▸ **PROBLEM TO WORK ON**: List all lines of the data containing the word "this".

[DATA SECTION start]

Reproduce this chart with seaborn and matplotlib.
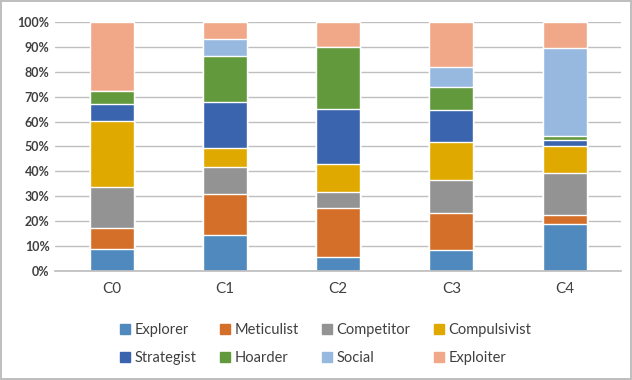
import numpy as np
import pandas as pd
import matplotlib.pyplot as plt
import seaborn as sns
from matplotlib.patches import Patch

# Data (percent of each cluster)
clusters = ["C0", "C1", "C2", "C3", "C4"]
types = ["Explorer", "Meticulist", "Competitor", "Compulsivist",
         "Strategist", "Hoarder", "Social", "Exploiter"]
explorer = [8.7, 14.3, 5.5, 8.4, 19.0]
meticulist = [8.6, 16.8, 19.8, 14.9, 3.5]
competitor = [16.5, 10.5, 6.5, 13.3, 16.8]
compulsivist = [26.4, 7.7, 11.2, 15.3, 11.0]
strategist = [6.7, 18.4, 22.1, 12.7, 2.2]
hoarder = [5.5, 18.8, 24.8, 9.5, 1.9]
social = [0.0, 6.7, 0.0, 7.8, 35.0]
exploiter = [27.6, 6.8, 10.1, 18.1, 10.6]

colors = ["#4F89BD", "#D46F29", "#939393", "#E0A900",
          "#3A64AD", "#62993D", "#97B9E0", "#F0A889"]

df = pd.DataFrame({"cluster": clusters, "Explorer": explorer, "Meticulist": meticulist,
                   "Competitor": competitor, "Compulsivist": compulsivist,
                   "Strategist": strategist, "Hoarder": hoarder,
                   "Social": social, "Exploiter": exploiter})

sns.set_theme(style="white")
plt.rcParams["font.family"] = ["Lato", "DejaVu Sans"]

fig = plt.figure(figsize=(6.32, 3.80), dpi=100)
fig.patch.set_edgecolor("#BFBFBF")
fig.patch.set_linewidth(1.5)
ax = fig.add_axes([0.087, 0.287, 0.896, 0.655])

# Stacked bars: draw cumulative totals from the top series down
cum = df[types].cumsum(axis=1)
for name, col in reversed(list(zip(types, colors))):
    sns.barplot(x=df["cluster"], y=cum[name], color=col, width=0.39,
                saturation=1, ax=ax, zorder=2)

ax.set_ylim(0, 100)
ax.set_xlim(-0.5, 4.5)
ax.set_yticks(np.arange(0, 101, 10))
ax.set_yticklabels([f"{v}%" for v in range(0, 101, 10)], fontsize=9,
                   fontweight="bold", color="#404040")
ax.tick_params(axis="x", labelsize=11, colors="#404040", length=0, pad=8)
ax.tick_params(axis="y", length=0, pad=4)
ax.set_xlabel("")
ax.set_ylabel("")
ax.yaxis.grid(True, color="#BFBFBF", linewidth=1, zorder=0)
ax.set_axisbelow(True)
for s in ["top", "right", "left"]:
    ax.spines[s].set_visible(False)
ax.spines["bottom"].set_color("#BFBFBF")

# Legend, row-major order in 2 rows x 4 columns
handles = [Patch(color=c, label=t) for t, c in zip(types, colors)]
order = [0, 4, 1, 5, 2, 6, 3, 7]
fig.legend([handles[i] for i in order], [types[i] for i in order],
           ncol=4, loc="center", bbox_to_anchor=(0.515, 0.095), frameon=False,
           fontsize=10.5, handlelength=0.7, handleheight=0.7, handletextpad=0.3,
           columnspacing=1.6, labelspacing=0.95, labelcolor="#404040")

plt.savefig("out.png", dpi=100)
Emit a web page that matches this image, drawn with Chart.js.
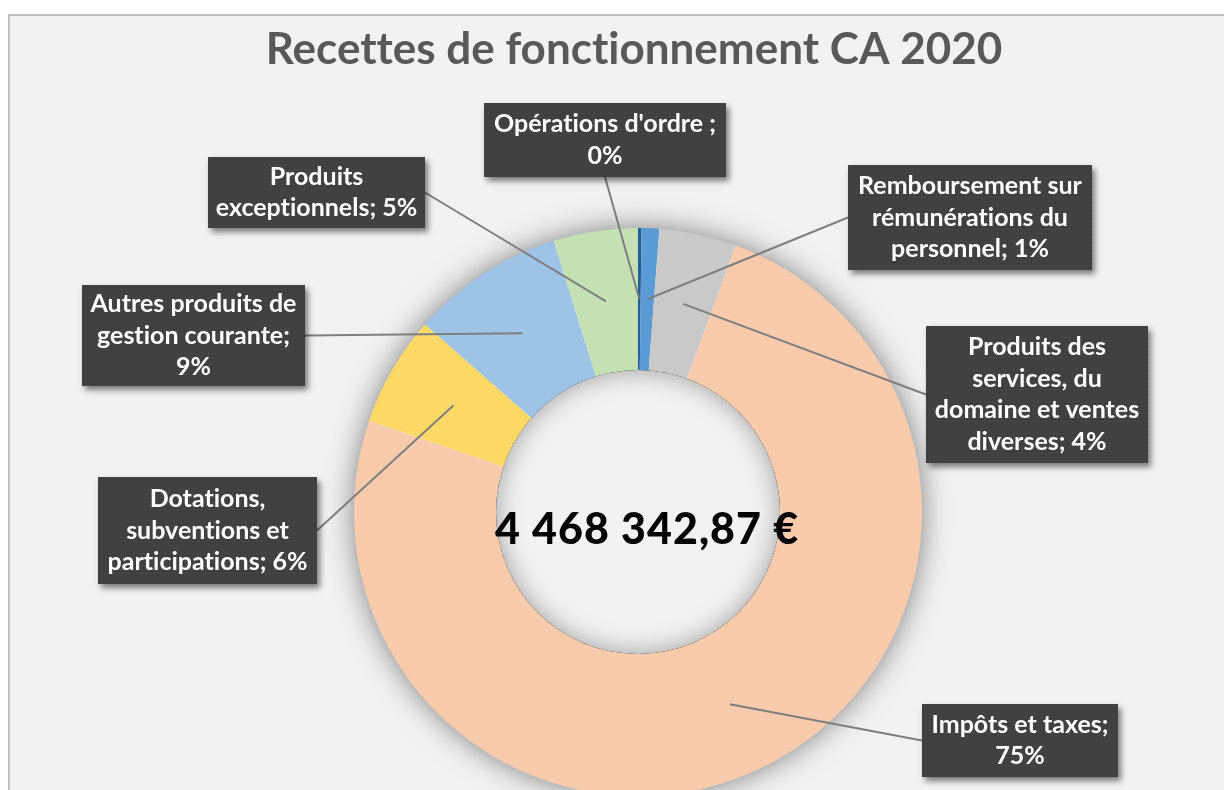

[DATA SECTION end]

▸ **CORRECT OUTPUT**:
Reproduce this chart with seaborn and matplotlib.
Emit a web page that matches this image, drawn with Chart.js.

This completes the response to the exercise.